Since our founding, GWWO has always focused on providing more for less in our designs – less consumption and environmental impact and more efficiency, savings and sensitivity.
This concept often transcends our work and impacts our everyday lives. As part of the firm’s Sustainability Committee, GWWO participated in the second annual Green Apple Day of Service on Saturday, September 28th. Presented by the Center for Green Schools and the US Green Building Council (USGBC), this yearly event gives GWWO (and thousands of communities around the world) the opportunity to make an impact by aiming to transform schools into healthy, safe, cost-efficient, and productive learning places.
This year, eight members of the GWWO team and their guests gave their time to transform the exterior classroom space at Independence School Local 1, located only a mile from our office. Over the course of the day, the team worked with students to fashion an outdoor table and benches out of recycled wood pallets to provide seating areas for students and tidied up the surrounding gardens. Special thanks to our neighbors, Mahan Rykiel, for donating the extra reclaimed pallets from their own green initiative, PARKing Day.

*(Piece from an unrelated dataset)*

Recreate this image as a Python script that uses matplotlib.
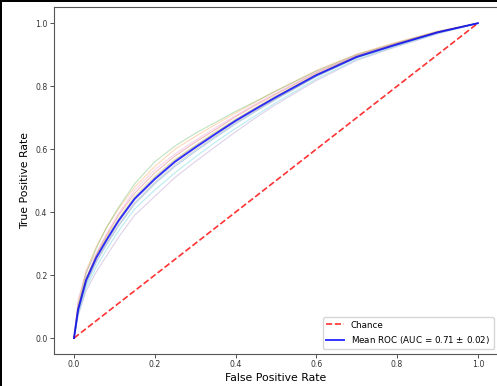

In preparation for the event, the team invited all employees to contribute to the design efforts, adding to the fun by inviting them to use popsicle sticks and hot glue to make mini models of their potential designs. While some of our designers made beautiful benches that looked more like art, ultimately function was chosen over form. Once the preliminary design was set, the team met to further refine it for construction and ultimate versatility. GWWO architect Kami Altman used SketchUp to help model the final plans.
However, even with extensive planning, the team encountered a few hiccups on site. Mandy Palasik, leader of GWWO’s efforts, noted that “It was truly a lesson learned, as we ended up with some field adjustments to our initial design. As architects, I think we tend to take for granted the rigor of the construction craft, however critical we may be in our punch outs. In theory, everything seems fairly straightforward as we draw it on paper. We had our designs modeled in SketchUp and even prepared the parts to assemble on the day of the event. However, it’s a totally different story when you actually pick up a hammer and begin to put the pieces together. All in all, we managed to pull everything together on time. I was honestly a bit nervous, but it turns out GWWO has very talented improv designers!”
Carin Kirikos, Special Educator at Independence School, was pleased with the results stating “We had a fantastic time! I already held small classes outdoors around the table you built. The kids are taking pride in what they did and want to continue their work in our after school club.” Palasik, in turn, was impressed with the students affirming, “They took pride and ownership in their work and even started to tailor the design to meet their preferences.”
After five hours and despite a few gaffes, the pieces were finished and ready to be used. As Palasik said “It’s amazing all the things you can make with a few reclaimed pallets!”